Monsieur Thiry a été condamné une première fois par le tribunal de grande instance à verser 482 016,36 euros au plaignant. Cette décision a été confirmée par la cour d'appel de Reims en avril 2013, puis en cassation en septembre 2014. Fin janvier 2015, il devait s'acquitter de la somme de 487 513,36 euros, auxquels on peut ajouter environ 23 000 d'intérêts depuis.

Me Danielle Beaujard

à francetv info

"Tant que je n'aurai pas de chèque entre les mains, la vente sera maintenue"

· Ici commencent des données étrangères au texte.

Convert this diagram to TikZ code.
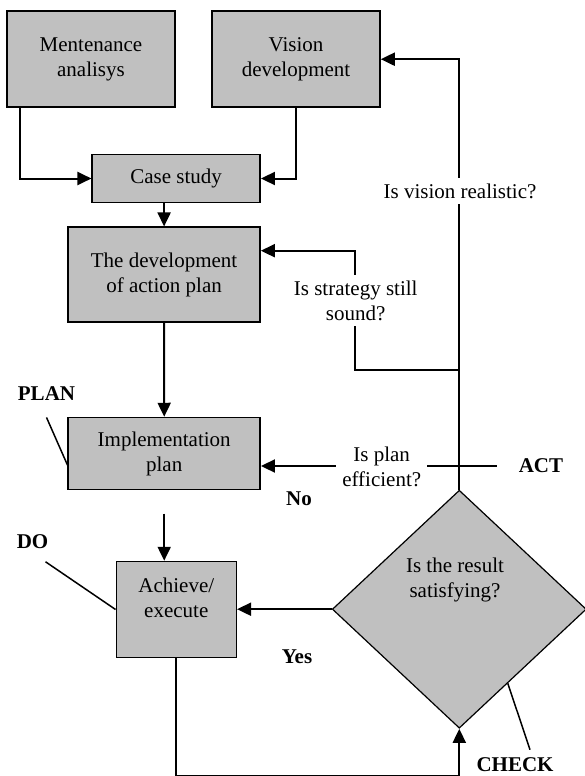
\documentclass[tikz,border=0pt]{standalone}
\usepackage{fontspec}
\setmainfont{Liberation Serif}
\usetikzlibrary{arrows.meta,shapes.geometric,calc}
\definecolor{boxgray}{RGB}{192,192,192}
\tikzset{
	box/.style={draw,fill=boxgray,line width=1.5pt,align=center,inner sep=0pt},
	arr/.style={-{Triangle[length=14pt,width=13pt]},line width=2pt},
	ln/.style={line width=1.5pt},
	ask/.style={fill=white,align=center,inner xsep=6pt,inner ysep=6pt},
	lbl/.style={font=\fontsize{21}{25}\selectfont\bfseries,inner sep=0pt}
}
\begin{document}
\begin{tikzpicture}[x=1pt,y=-1pt,font=\fontsize{21}{25}\selectfont]
		\useasboundingbox (0,0) rectangle (584,776);
		% boxes
		\node[box,minimum width=168pt,minimum height=96pt] (maint) at (91,59.2) {Mentenance\\analisys};
		\node[box,minimum width=168pt,minimum height=96pt] (vision) at (296,59.2) {Vision\\development};
		\node[box,minimum width=168pt,minimum height=48pt] (case) at (176.2,178.5) {Case study};
		\node[box,minimum width=192pt,minimum height=95pt] (devplan) at (164.1,274.7) {The development\\of action plan};
		\node[box,minimum width=192pt,minimum height=72pt] (impl) at (164.2,453.5) {Implementation\\plan};
		\node[box,minimum width=120pt,minimum height=96pt] (achieve) at (176.3,609.5) {};
		\node[align=center] (achievetxt) at (176.3,598) {Achieve/\\execute};
		\node[diamond,draw,fill=boxgray,line width=1.2pt,minimum width=254pt,minimum height=238pt,inner sep=0pt] (result) at (459.3,609.2) {};
		\node[align=center] (resulttxt) at (455,579.5) {Is the result\\satisfying?};
		
		\coordinate (sj) at (459.3,370);
		\coordinate (sk) at (354.5,250.7);
		\coordinate (pj) at (459.3,466);
		\coordinate (loopend) at (459.3,776);
		\coordinate (chk) at ($(result.south)!0.38!(result.east)$);
		
		% connectors
		\draw[arr] ([xshift=14pt]maint.south west) |- (case.west);
		\draw[arr] (vision.south) |- (case.east);
		\draw[arr] (case.south -| devplan.north) -- (devplan.north);
		\draw[arr] (devplan.south) -- (impl.north);
		\draw[arr] ([yshift=-23.4pt]impl.south) -- (impl.south |- achieve.north);
		\draw[arr] (result.west) -- (result.west -| achieve.east);
		\draw[arr] (achieve.south) |- (loopend) -- (result.south);
		\draw[arr] (result.north) |- (vision.east);
		\draw[arr] (sj) -| (sk) -- (sk -| devplan.east);
		\draw[arr] (pj) -- (pj -| impl.east);
		
		% PDCA labels
		\node[lbl] (plan) at (46.5,393.3) {PLAN};
		\node[lbl] (do) at (32.5,542) {DO};
		\node[lbl] (act) at (541,466) {ACT};
		\node[lbl] (check) at (515,765) {CHECK};
		\node[lbl] (no) at (299,499) {No};
		\node[lbl] (yes) at (297,657) {Yes};
		\draw[ln] ([yshift=-17pt]plan.south) -- ([yshift=-11.5pt]impl.west);
		\draw[ln] ([xshift=13pt,yshift=-12.5pt]do.south) -- (achieve.west);
		\draw[ln] (pj) -- ([xshift=-22pt]act.west);
		\draw[ln] (chk) -- ([xshift=15pt,yshift=8pt]check.north);
		
		% questions
		\node[ask] (qvision) at (460,191) {Is vision realistic?};
		\node[ask] (qstrategy) at (355.7,300.5) {Is strategy still\\sound?};
		\node[ask] (qplan) at (381.7,466.5) {Is plan\\efficient?};
\end{tikzpicture}
\end{document}
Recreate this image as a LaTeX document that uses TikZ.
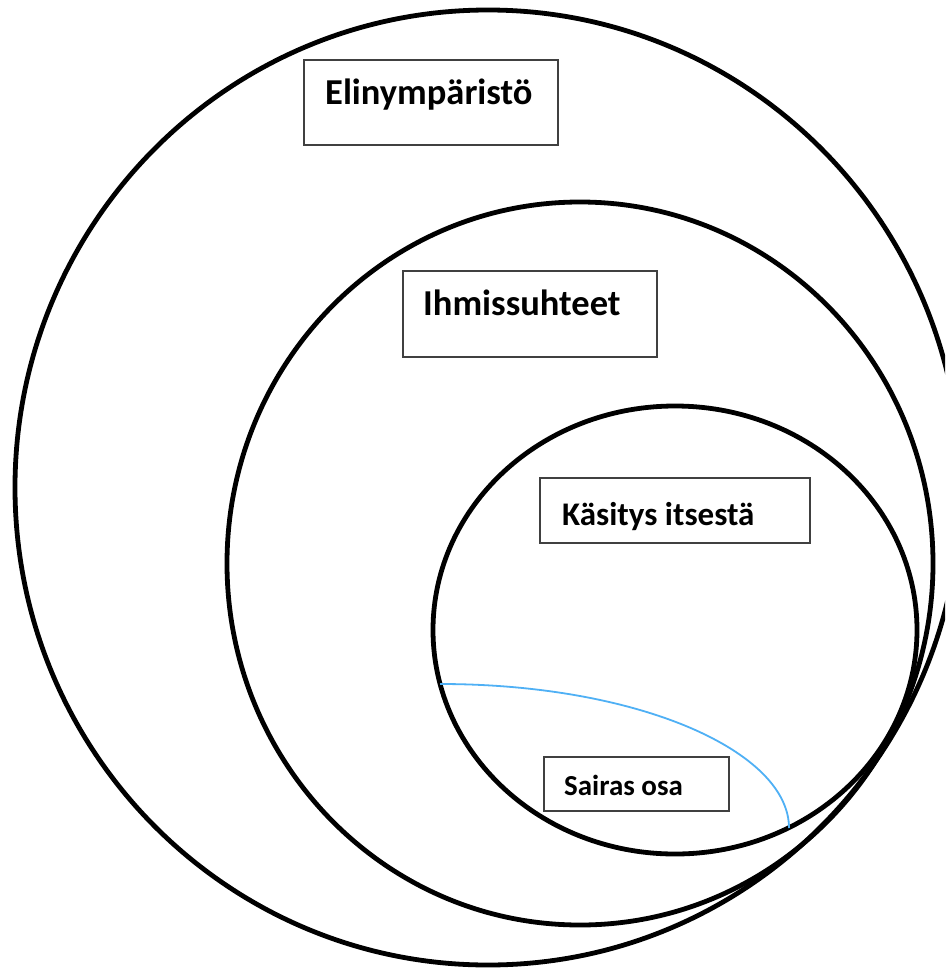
\documentclass[tikz,border=0pt]{standalone}
\usepackage{fontspec}
\setmainfont{Carlito}
\definecolor{boxgray}{HTML}{404040}
\definecolor{sickblue}{HTML}{4FB0F5}
\begin{document}
\begin{tikzpicture}[x=1pt,y=-1pt,
  ring/.style={draw=black,line width=4.8pt},
  labelbox/.style={draw=boxgray,line width=1.3pt,fill=white,inner sep=0pt},
  labeltext/.style={font=\bfseries\fontsize{36.5}{42}\selectfont,anchor=base west,inner sep=0pt},
  midtext/.style={font=\bfseries\fontsize{33}{40}\selectfont,anchor=base west,inner sep=0pt},
  smalltext/.style={font=\bfseries\fontsize{29}{34}\selectfont,anchor=base west,inner sep=0pt}]
\useasboundingbox (0,0) rectangle (945,969);
\clip (0,0) rectangle (945,969);
\fill[white] (0,0) rectangle (945,969);
% rings
\draw[ring] (488,487.5) ellipse [x radius=473, y radius=477.5];
\draw[ring] (580,563.5) ellipse [x radius=353, y radius=361.5];
\draw[ring] (675,630) ellipse [x radius=242, y radius=224];
% boxes
\node[labelbox,minimum width=254pt,minimum height=85pt] (b1) at (431,102.5) {};
\node[labeltext] (t1) at (325,104) {Elinympäristö};
\node[labelbox,minimum width=254pt,minimum height=86pt] (b2) at (530,314) {};
\node[labeltext] (t2) at (423,315) {Ihmissuhteet};
\node[labelbox,minimum width=270pt,minimum height=65pt] (b3) at (675,510.5) {};
\node[midtext] (t3) at (562,525) {Käsitys itsestä};
% sick part
\coordinate (s1) at (440,684);
\coordinate (s2) at (789,828);
\draw[sickblue,line width=1.8pt] (s1) .. controls (640,684) and (789,752) .. (s2);
\node[labelbox,minimum width=185pt,minimum height=54pt] (b4) at (636.5,784) {};
\node[smalltext] (t4) at (564,795) {Sairas osa};
\end{tikzpicture}
\end{document}
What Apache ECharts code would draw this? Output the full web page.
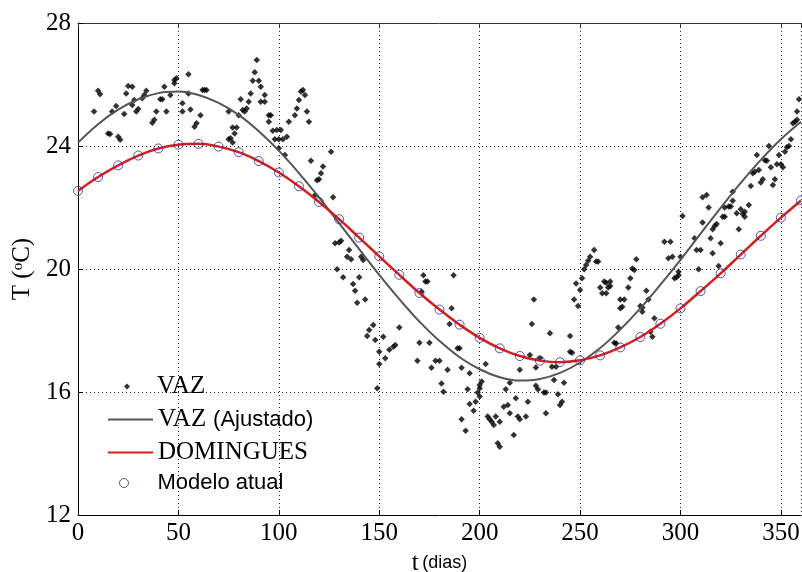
<!DOCTYPE html>
<html>
<head>
<meta charset="utf-8">
<script src="https://cdn.jsdelivr.net/npm/echarts@6/dist/echarts.min.js"></script>
<style>
  html, body { margin: 0; padding: 0; background: #fff; }
  #chart { width: 802px; height: 572px; }
</style>
</head>
<body>
<div id="chart"></div>
<script>
// dias do modelo (a cada 10 dias)
const dias = [0, 10, 20, 30, 40, 50, 60, 70, 80, 90, 100, 110, 120, 130, 140, 150, 160, 170, 180,
  190, 200, 210, 220, 230, 240, 250, 260, 270, 280, 290, 300, 310, 320, 330, 340, 350, 360]

// VAZ (Ajustado) - curva cinza
const vazAjustado = [24.11, 24.71, 25.18, 25.52, 25.72, 25.77, 25.66, 25.40, 25.01, 24.48, 23.85, 23.12,
  22.33, 21.49, 20.65, 19.81, 19.02, 18.29, 17.66, 17.13, 16.74, 16.48, 16.37, 16.42, 16.62, 16.96,
  17.43, 18.03, 18.72, 19.49, 20.30, 21.15, 21.99, 22.80, 23.55, 24.22, 24.79]

// DOMINGUES - curva vermelha
const domingues = [22.54, 22.99, 23.37, 23.69, 23.92, 24.04, 24.07, 23.98, 23.80, 23.51, 23.14, 22.69,
  22.18, 21.62, 21.02, 20.41, 19.81, 19.22, 18.68, 18.19, 17.76, 17.42, 17.17, 17.02, 16.97, 17.03,
  17.19, 17.45, 17.79, 18.22, 18.72, 19.28, 19.86, 20.47, 21.08, 21.67, 22.23]

// Modelo atual - circulos
const modeloAtual = [22.54, 22.99, 23.37, 23.69, 23.92, 24.04, 24.07, 23.98, 23.80, 23.51, 23.14, 22.69,
  22.18, 21.62, 21.02, 20.41, 19.81, 19.22, 18.68, 18.19, 17.76, 17.42, 17.17, 17.02, 16.97, 17.03,
  17.19, 17.45, 17.79, 18.22, 18.72, 19.28, 19.86, 20.47, 21.08, 21.67, 22.23]

// VAZ - medidas diarias [dia, T]
const vaz = [
  [8,25.12],[10,25.80],[11,25.68],[15,24.41],[16,24.39],[17,25.12],[19,25.30],[20,24.30],[21,24.20],
  [23,25.04],[24,25.71],[25,25.95],[27,25.93],[27,25.33],[28,25.50],[29,25.12],[30,25.20],[32,25.55],
  [33,25.66],[34,25.80],[37,24.76],[38,24.85],[39,25.12],[41,25.52],[42,25.52],[43,25.93],[44,25.12],
  [46,25.66],[48,26.04],[48,26.15],[49,26.20],[52,25.39],[52,25.12],[55,26.33],[55,25.71],[56,25.19],
  [58,24.63],[59,24.74],
  [61,25.00],[62,25.82],[63,25.82],[64,25.82],[75,24.22],[75,25.12],[76,24.25],[77,24.11],[77,24.60],
  [79,24.60],[78,24.41],[80,25.00],[82,25.17],[81,25.52],[83,25.12],[84,25.22],[85,25.44],[86,25.71],
  [87,26.12],[88,26.40],[89,26.80],[90,26.12],[91,25.93],[91,25.44],[93,25.44],[93,25.66],[95,25.00],
  [96,25.00],[95,24.79],[97,24.50],[99,24.52],[101,24.52],[98,24.22],[100,24.22],[102,24.22],[104,24.30],
  [100,23.93],[103,23.71],[105,24.79],[108,25.00],[109,25.22],[110,25.50],[111,25.77],[112,25.82],
  [113,25.66],[114,25.12],[115,24.79],[116,23.52],[118,22.40],[119,22.89],[121,23.11],[122,23.33],
  [120,22.92],[126,23.81],[127,22.33],[128,20.84],[130,20.86],[131,20.92],[135,20.62],[134,20.40],
  [136,20.32],[141,20.40],[142,20.29],[129,19.99],[132,19.73],[137,19.51],[140,19.73],[138,19.29],
  [139,18.90],[143,19.01],[147,18.18],[145,18.02],[144,17.82],[148,17.69],[152,17.80],[150,17.31],
  [150,16.91],[149,16.12],[153,17.10],[155,17.37],[157,17.47],[158,17.53],[160,18.10],[170,17.60],
  [169,17.02],[175,17.60],[172,19.80],[173,19.59],[174,19.59],[171,19.26],[178,17.02],[180,17.02],
  [176,16.79],[181,16.28],[182,16.01],[184,16.72],[186,18.72],[187,19.80],[185,18.21],[189,17.42],
  [190,17.42],[191,16.79],[195,16.61],[194,16.09],[191,15.11],[193,14.74],
  [199,15.98],[200,16.12],[200,16.23],[201,16.34],[200,15.85],[198,15.68],[195,15.61],[197,15.39],
  [203,16.91],[204,15.20],[205,15.11],[206,15.03],[208,15.20],[210,15.03],[207,14.93],[209,14.33],
  [210,14.22],[212,15.52],[214,15.58],[213,16.09],[215,16.30],[215,15.31],[217,14.60],[218,15.80],
  [219,15.20],[220,15.11],[223,15.20],[220,16.72],[224,15.68],[225,17.20],[226,18.21],[227,19.01],
  [228,16.20],[229,16.09],[230,17.10],[232,15.98],[233,15.98],[233,15.31],[235,17.91],[236,16.82],
  [238,16.82],[237,16.39],[240,15.58],[241,15.68],[239,15.93],[242,16.30],[228,16.80],
  [245,17.31],[245,17.82],[246,17.28],[247,19.01],[249,18.80],[248,19.53],[250,19.32],[251,19.70],
  [252,19.99],[253,20.13],[254,20.27],[255,20.40],[257,20.62],[258,20.24],[259,20.24],[260,19.40],
  [261,19.21],[263,19.21],[262,19.59],[263,19.55],[265,19.59],[265,19.45],[264,19.40],[270,19.01],
  [272,19.01],[271,18.77],[270,18.72],[269,18.10],[274,19.40],[275,19.70],[276,20.02],[277,19.97],
  [278,20.32],[267,17.60],[268,17.58],[280,18.80],[281,18.61],[281,18.75],[283,19.29],[284,19.01],
  [285,17.96],[286,17.80],[287,18.40],[292,20.89],[294,20.35],[295,20.89],[296,20.40],[297,19.70],
  [298,19.73],[299,19.80],[299,19.91],[300,20.40],[301,21.72],
  [309,19.99],[308,20.62],[310,20.62],[307,21.00],[311,21.51],[311,22.33],[313,22.41],[314,22.00],
  [315,21.00],[316,20.51],[316,21.29],[317,21.40],[318,21.46],[319,20.10],[320,20.84],[321,21.70],
  [322,21.70],[322,22.00],[324,22.03],[325,22.03],[326,22.22],[326,22.51],[328,21.81],[329,21.29],
  [330,21.94],[331,21.79],[332,21.86],[332,21.70],[334,22.08],[335,22.70],[336,23.11],[337,23.16],
  [338,23.71],[339,23.22],[340,22.81],[341,22.92],[342,23.54],[343,23.52],[344,24.00],[345,23.31],
  [347,22.92],[346,22.73],[348,23.41],[349,23.71],[350,23.41],[351,23.31],[352,23.81],[353,23.96],
  [354,24.00],[355,24.22],[356,24.74],[357,24.79],[358,24.85],[358,25.12],[359,25.52]
]

const serif = 'Liberation Serif'
const sans = 'Liberation Sans'

const chart = echarts.init(document.getElementById('chart'))

const legendText = {
  fontSize: 25,
  color: '#000',
  rich: {
    s: { fontFamily: serif, fontSize: 25, color: '#000' },
    a: { fontFamily: sans, fontSize: 22, color: '#000' }
  }
}

chart.setOption({
  animation: false,
  backgroundColor: '#fff',
  grid: { left: 78, top: 23, right: 1, bottom: 57, outerBoundsMode: 'none' },
  xAxis: [
    {
      type: 'value',
      min: 0,
      max: 360,
      interval: 50,
      name: '{s|t} {a|(dias)}',
      nameLocation: 'middle',
      nameGap: 31,
      nameTextStyle: {
        rich: {
          s: { fontFamily: serif, fontSize: 25, color: '#000' },
          a: { fontFamily: sans, fontSize: 18, color: '#000' }
        }
      },
      axisLine: { show: true, lineStyle: { color: '#000', width: 1 } },
      axisTick: { inside: true, length: 5, lineStyle: { color: '#000' } },
      axisLabel: { showMaxLabel: false, margin: 6, fontFamily: serif, fontSize: 25, color: '#000' },
      splitLine: { show: true, lineStyle: { color: '#222', type: [1, 3], width: 1 } }
    },
    {
      type: 'value',
      position: 'top',
      min: 0,
      max: 360,
      interval: 50,
      axisLine: { show: true, onZero: false, lineStyle: { color: '#333', width: 1 } },
      axisTick: { inside: true, length: 5, lineStyle: { color: '#333' } },
      axisLabel: { show: false },
      splitLine: { show: false }
    }
  ],
  yAxis: {
    type: 'value',
    min: 12,
    max: 28,
    interval: 4,
    name: '{s|T (}{u|o}{s|C)}',
    nameLocation: 'middle',
    nameRotate: 90,
    nameGap: 38,
    nameTextStyle: {
      rich: {
        s: { fontFamily: serif, fontSize: 25, color: '#000' },
        u: { fontFamily: serif, fontSize: 15, color: '#000', verticalAlign: 'top', padding: [0, 0, 8, 0] }
      }
    },
    axisLine: { show: true, lineStyle: { color: '#000', width: 1 } },
    axisTick: { show: true, inside: true, length: 5, lineStyle: { color: '#000' } },
    axisLabel: { margin: 7, fontFamily: serif, fontSize: 25, color: '#000' },
    splitLine: { show: true, lineStyle: { color: '#222', type: [1, 3], width: 1 } }
  },
  legend: [
    {
      left: 124, top: 374, padding: 0,
      itemWidth: 6, itemHeight: 6,
      data: [{ name: 'VAZ', icon: 'diamond', itemStyle: { color: '#000' } }],
      formatter: () => '{s|VAZ}',
      textStyle: Object.assign({ padding: [0, 0, 0, 22] }, legendText)
    },
    {
      left: 107, top: 407, padding: 0,
      itemWidth: 45, itemHeight: 14,
      itemStyle: { opacity: 0 },
      data: ['VAZ (Ajustado)'],
      formatter: () => '{s|VAZ} {a|(Ajustado)}',
      textStyle: legendText
    },
    {
      left: 107, top: 440, padding: 0,
      itemWidth: 45, itemHeight: 14,
      itemStyle: { opacity: 0 },
      data: ['DOMINGUES'],
      formatter: () => '{s|DOMINGUES}',
      textStyle: legendText
    },
    {
      left: 119, top: 472, padding: 0,
      itemWidth: 9, itemHeight: 9,
      data: [{ name: 'Modelo atual', icon: 'circle',
        itemStyle: { color: 'rgba(0,0,0,0)', borderColor: '#2b2b9a', borderWidth: 1 } }],
      formatter: () => '{a|Modelo atual}',
      textStyle: Object.assign({ padding: [0, 0, 0, 24] }, legendText)
    }
  ],
  series: [
    {
      name: 'VAZ',
      type: 'scatter',
      data: vaz,
      symbol: 'diamond',
      symbolSize: 6.5,
      itemStyle: { color: '#000' },
      z: 2
    },
    {
      name: 'VAZ (Ajustado)',
      type: 'line',
      data: dias.map((d, i) => [d, vazAjustado[i]]),
      symbol: 'none',
      smooth: 0.4,
      lineStyle: { color: '#555555', width: 2 },
      itemStyle: { color: '#555555' },
      z: 3
    },
    {
      name: 'DOMINGUES',
      type: 'line',
      data: dias.map((d, i) => [d, domingues[i]]),
      symbol: 'none',
      smooth: 0.4,
      lineStyle: { color: '#d41f1f', width: 2.5 },
      itemStyle: { color: '#d41f1f' },
      z: 4
    },
    {
      name: 'Modelo atual',
      type: 'scatter',
      data: dias.map((d, i) => [d, modeloAtual[i]]),
      symbol: 'circle',
      symbolSize: 9,
      itemStyle: { color: 'rgba(0,0,0,0)', borderColor: '#2b2b9a', borderWidth: 1 },
      z: 5
    }
  ]
})
</script>
</body>
</html>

Longtemps resté muet, Didier Thiry finit par sortir de son silence. Mardi matin, l'homme d'affaires contacte la presse locale, et fixe un rendez-vous devant Chez Odette, l'hôtel-restaurant mis en vente. A l'heure prévue, c'est une superbe Maserati noire avec chauffeur qui se gare devant l'église du village. Lunettes de soleil sur le nez, veste de costume sur les épaules, Didier Thiry s'extirpe de la banquette arrière. 

La vente publique n'aura pas lieu. Elle va être annulée d'ici quelques jours, car je vais régler les 527 000 euros nécessaires.

Didier Thiry

Didier Thiry, mardi 3 mai 2016 devant les caméras de France 3 Champagne-Ardennes. (VINCENT MATALON / FRANCETV INFO)

Devant les médias locaux, le volubile businessman au fort accent belge assure ne pas avoir été en mesure d'empêcher la vente plus tôt en raison d'un accès bloqué à ses comptes bancaires. La faute, explique-t-il, à des accusations de blanchiment d'argent et de fraude fiscale orchestrées depuis 2012 par son ancienne compagne.

Ces trois dernières années ont été un enfer, j'ai subi une véritable cabale !

Didier Thiry

"Parler dans la presse pouvait jouer contre moi car cette dénonciation était anonyme. Mais aujourd'hui, je suis blanchi de toutes ces accusations, et j'ai récupéré l'accès à mes comptes il y a un mois." Didier Thiry, qui annonce une contre-attaque judiciaire, promet de raconter sa vérité dans un livre qui sera "publié par une grande maison d'édition en septembre". Et souhaite continuer à investir dans ce village qui, s'il ne "pèse que 1% dans [ses] affaires", occupe une place particulière dans son histoire familiale, raconte-t-il avant de remonter dans son luxueux bolide.

En attendant, la vente aux enchères est toujours programmée le 20 mai à 9 heures au tribunal de Charleville-Mézières. "Tant que je n'aurai pas de chèque entre les mains, je maintiendrai la vente", prévient l'avocate parisienne en charge du dossier.